Wednesday, April 08, 2009

Theory U and Church Purpose Statements

At the end of section two, Scharmer lists eight keys to effective learning infrastructures / environments. One key, sharing purpose and principles, is particularly helpful when thinking of purpose statements for organized communities, which includes churches. Scharmer writes that "[t]he quality of purpose depends on (a) its content and (b) its connection to people. A learning community that serves only the future business of its center is a bad example. A learning community that builds on the highest aspirations of all its participants is the counterexample" (226).

Scharmer has made the critical point that language does not simply describe, but creates. Words do not just describe ideas; they are ideas. Purpose statements do not simply capture a church's purpose, they form it. However, this point must quickly be chastened by point (b).
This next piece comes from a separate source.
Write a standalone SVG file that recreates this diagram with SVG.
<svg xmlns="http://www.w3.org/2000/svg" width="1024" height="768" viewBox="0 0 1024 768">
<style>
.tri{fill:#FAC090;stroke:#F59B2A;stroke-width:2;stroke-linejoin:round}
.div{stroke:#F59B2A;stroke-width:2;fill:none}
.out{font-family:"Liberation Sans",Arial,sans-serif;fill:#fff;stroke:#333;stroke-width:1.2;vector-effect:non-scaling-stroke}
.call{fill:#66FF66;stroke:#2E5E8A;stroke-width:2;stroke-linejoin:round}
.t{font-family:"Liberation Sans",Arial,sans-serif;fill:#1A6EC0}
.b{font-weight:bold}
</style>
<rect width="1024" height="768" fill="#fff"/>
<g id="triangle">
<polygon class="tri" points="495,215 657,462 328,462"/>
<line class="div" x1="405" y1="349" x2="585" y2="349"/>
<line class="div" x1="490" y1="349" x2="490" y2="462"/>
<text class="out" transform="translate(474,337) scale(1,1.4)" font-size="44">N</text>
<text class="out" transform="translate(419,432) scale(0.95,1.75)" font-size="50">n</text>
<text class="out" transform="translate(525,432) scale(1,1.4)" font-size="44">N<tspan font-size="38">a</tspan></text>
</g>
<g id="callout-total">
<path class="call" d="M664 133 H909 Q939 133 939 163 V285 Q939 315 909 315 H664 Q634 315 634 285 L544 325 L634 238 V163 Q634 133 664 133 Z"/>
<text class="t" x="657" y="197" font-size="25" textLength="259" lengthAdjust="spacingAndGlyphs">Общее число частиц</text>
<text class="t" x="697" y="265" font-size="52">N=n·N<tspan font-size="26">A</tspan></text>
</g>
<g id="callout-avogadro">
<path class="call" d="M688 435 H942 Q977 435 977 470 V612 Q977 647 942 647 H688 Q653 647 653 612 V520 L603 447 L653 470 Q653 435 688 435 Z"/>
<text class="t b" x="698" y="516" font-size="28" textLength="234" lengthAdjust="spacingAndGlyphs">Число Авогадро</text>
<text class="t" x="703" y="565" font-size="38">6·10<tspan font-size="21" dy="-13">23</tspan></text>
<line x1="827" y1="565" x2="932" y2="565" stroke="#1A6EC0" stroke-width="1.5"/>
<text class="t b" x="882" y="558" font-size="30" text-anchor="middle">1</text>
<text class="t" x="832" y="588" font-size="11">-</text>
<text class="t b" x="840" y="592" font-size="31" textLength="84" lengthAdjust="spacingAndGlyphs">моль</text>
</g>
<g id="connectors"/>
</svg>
Too many purpose statements create nothing because they have no context in the history or personality of the church. One way this gets played out is by being too long. Some purpose statements have no connection to the people because the people have never done everything the purpose statement says this church is about. The flipside of this problem is being about a future that is not yet coming. The purpose statement is really a vision statement in disguise. This does not mean that purpose is disconnected from vision. They are connected. But they are not the same. One's purpose should help achieve one's vision, even in its language, but both from flow from the highest but present potential of the people.